Practical reminders for any deposition witness:
- You should be well rested and be well fed before the deposition.
- It is critically important that you tell the truth and answer questions accurately rather than casually.
What you wear and how you appear
As the plaintiff in a lawsuit seeking damages for a mental health injury, you might be wondering “What should I wear at my deposition?” Unfortunately, there is not one easy answer. Like many aspects of plaintiff’s deposition, the outfit is unlikely to significantly “help” the case. But it can significantly hurt the case. For example, a low-cut dress on a woman plaintiff in a sexual harassment case would be a grossly inappropriate outfit.
If you are claiming severe emotional distress and loss of enjoyment of life, it is important that defense counsel see you as you appear in your daily life. If, for instance, you no longer wear make-up or “dress up” when you go out in public, it might be a mistake for you to suddenly “dress up” or wear a lot of make-up at your deposition.
It is important for you to be “real” at your deposition and be as comfortable as possible.

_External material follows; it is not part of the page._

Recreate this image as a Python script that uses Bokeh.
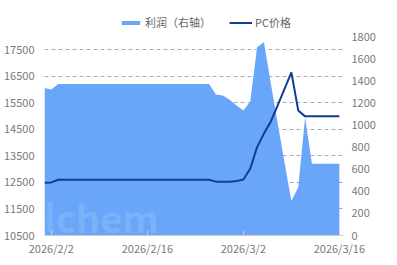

You can dress nicely, if that is what you usually do. Many men who are plaintiffs want to dress “business casual.” Similarly, a woman plaintiff will often choose to dress in a professional and businesslike manner at her deposition (particularly in a sexual harassment case in which the defense asserts that the reason for termination was the plaintiff’s incompetence or lack of professionalism). In general, business attire is usually fine for your deposition. But you should not select an outfit that you never wear because it might make you uncomfortable. Your outfit must be one that you will be comfortable wearing for several hours.